During yesterday’s meeting Councilmember Pedersen, who was filling in as an alternate on the committee for an absent member and thus had less time to prepare in advance, questioned whether an ordinance was the appropriate means for requesting additional reporting from the City Attorney’s Office, when the Council often makes such requests through budget provisos, Statements of Legislative Intent, or resolutions — or simply by picking up the phone. Gonzalez, Herbold and Lewis responded by pointing out that those requests were often for one-time reports or at least bounded by a budget year, whereas their intent with this request was for ongoing reports over multiple years; and that there are multiple precedents for reporting requirements — and notice requirements placed on the City Attorney — within the Seattle Municipal Code.
Pedersen also offered a motion to hold the bill in committee until mid-January so that they could confer with Davison and her team about the bill and how it would be implemented. Lewis, Herbold and Gonzalez all shot that down, saying nice words about how they generally support colleagues’ requests to hold bills in such circumstances, but in this case they didn’t think it was warranted and because Davison had not raised any specific issues with the bill or suggested any substantive changes (despite the fact that she had only received it a week before, and hadn’t seen Gonzalez’s amendment at all). With that, they adopted Gonzalez’s amendment, and passed the bill out of committee by a 3-1 vote with Pedersen voting “no”.

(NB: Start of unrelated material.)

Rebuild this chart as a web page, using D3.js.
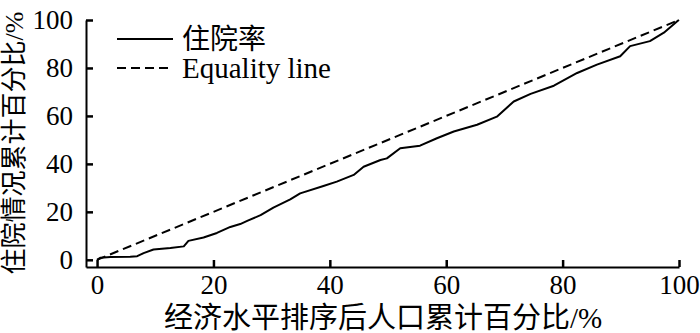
<!DOCTYPE html>
<html>
<head>
<meta charset="utf-8">
<script src="https://cdn.jsdelivr.net/npm/d3@7"></script>
<style>
  body { margin: 0; background: #fff; }
  svg { display: block; }
  text { font-family: "Liberation Serif", "Times New Roman", "Noto Sans CJK SC", serif; fill: #000; }
</style>
</head>
<body>
<div id="chart"></div>
<script>
// cumulative % of population ranked by economic level (x) vs cumulative % of hospitalisation (y)
const popPct = [0, 0.6, 2.3, 5.7, 6.9, 8.0, 9.7, 12.6, 14.9, 15.7, 18.3, 20.6, 22.9, 24.6, 25.8,
  28.1, 30.3, 33.2, 34.9, 38.9, 41.2, 44.1, 45.8, 48.7, 49.8, 52.1, 55.5, 58.4, 61.3, 65.3,
  68.7, 71.6, 74.5, 78.5, 82.5, 85.9, 89.9, 91.6, 95.0, 97.4, 99.7, 100];
const hospPct = [0, 0.9, 1.2, 1.3, 1.5, 2.8, 4.3, 4.9, 5.6, 7.9, 9.3, 11.2, 13.7, 14.9, 16.2,
  18.6, 21.8, 25.2, 27.7, 30.8, 32.6, 35.4, 38.8, 41.6, 42.3, 46.5, 47.6, 50.7, 53.5, 56.3,
  59.7, 66.0, 69.2, 72.6, 77.9, 81.4, 84.9, 89.1, 91.2, 94.7, 99.5, 100];
const equality = [0, 100];
const tickVals = [0, 20, 40, 60, 80, 100];
const legendLabels = ["住院率", "Equality line"];
const xTitle = "经济水平排序后人口累计百分比/%";
const yTitle = "住院情况累计百分比/%";

const width = 700, height = 333;

const svg = d3.select("#chart")
  .append("svg")
  .attr("width", width)
  .attr("height", height);

// axes start a little below zero, as in the figure
const xScale = d3.scaleLinear().domain([-1.9, 100]).range([86, 679]);
const yScale = d3.scaleLinear().domain([-3, 100]).range([267, 20]);

const xAxis = svg.append("g")
  .attr("transform", `translate(0, ${yScale(-3)})`)
  .call(d3.axisBottom(xScale).tickValues(tickVals).tickSizeInner(-7).tickSizeOuter(0).tickPadding(8));

const yAxis = svg.append("g")
  .attr("transform", `translate(${xScale(-1.9)}, 0)`)
  .call(d3.axisLeft(yScale).tickValues(tickVals).tickSizeInner(-7).tickSizeOuter(0).tickPadding(13));

[xAxis, yAxis].forEach(g => {
  g.select(".domain").attr("stroke", "#000").attr("stroke-width", 2);
  g.selectAll(".tick line").attr("stroke", "#000").attr("stroke-width", 2.5);
  g.selectAll(".tick text")
    .style("font-family", '"Liberation Serif", serif')
    .style("font-size", "27px")
    .attr("fill", "#000");
});

const line = d3.line()
  .x(d => xScale(d[0]))
  .y(d => yScale(d[1]));

// equality line
svg.append("path")
  .datum(equality.map(v => [v, v]))
  .attr("d", line)
  .attr("fill", "none")
  .attr("stroke", "#000")
  .attr("stroke-width", 2)
  .attr("stroke-dasharray", "9,5");

// concentration curve
svg.append("path")
  .datum(popPct.map((v, i) => [v, hospPct[i]]))
  .attr("d", line)
  .attr("fill", "none")
  .attr("stroke", "#000")
  .attr("stroke-width", 2)
  .attr("stroke-linejoin", "round");

// legend
const legend = svg.append("g").attr("transform", "translate(117, 39)");
legendLabels.forEach((label, i) => {
  const row = legend.append("g").attr("transform", `translate(0, ${i * 29})`);
  row.append("line")
    .attr("x1", 0).attr("x2", 56)
    .attr("stroke", "#000")
    .attr("stroke-width", 2)
    .attr("stroke-dasharray", i === 1 ? "9,5" : null);
  row.append("text")
    .attr("x", 65)
    .attr("dy", "0.35em")
    .style("font-size", i === 0 ? "28px" : "29px")
    .text(label);
});

// axis titles
svg.append("text")
  .attr("x", 383)
  .attr("y", 328)
  .attr("text-anchor", "middle")
  .style("font-size", "29px")
  .text(xTitle);

svg.append("text")
  .attr("transform", "rotate(-90)")
  .attr("x", -143)
  .attr("y", 23)
  .attr("text-anchor", "middle")
  .style("font-size", "26px")
  .text(yTitle);
</script>
</body>
</html>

As one last signal of their desire to push the bill through quickly, Herbold (the committee chair) and Gonzalez (the Council President) have exercised their joint authority to override the Council’s customary practice of holding a bill for an extra week when it is passed out of committee with a non-unanimous vote in order to allow other Councilmembers to catch up on the areas of disagreement. Instead they scheduled it for final vote this coming Monday. Since Monday’s Full Council meeting is the last one scheduled for 2021 before the Council takes its December recess, allowing for the traditional extra week would have pushed it out to the first week of January — after Gonzalez leaves office.
Davison has not yet taken her oath of office, but already both sides are digging in for some extended trench warfare between the City Attorney’s Office and the City Council. We have our first passive-aggressive memo (showing that Davison will fit in nicely with the prevailing culture in City Hall), and both sides are trying to say pleasant things while ceding no ground. Davison makes clear in her email that she intends to step up prosecutions, while the Council is as committed as ever to diversion programs — and doesn’t seem inclined to entertain much discussion of their merits.
Welcome to Seattle City Hall 2022; it’s a lot like Seattle City Hall 2021.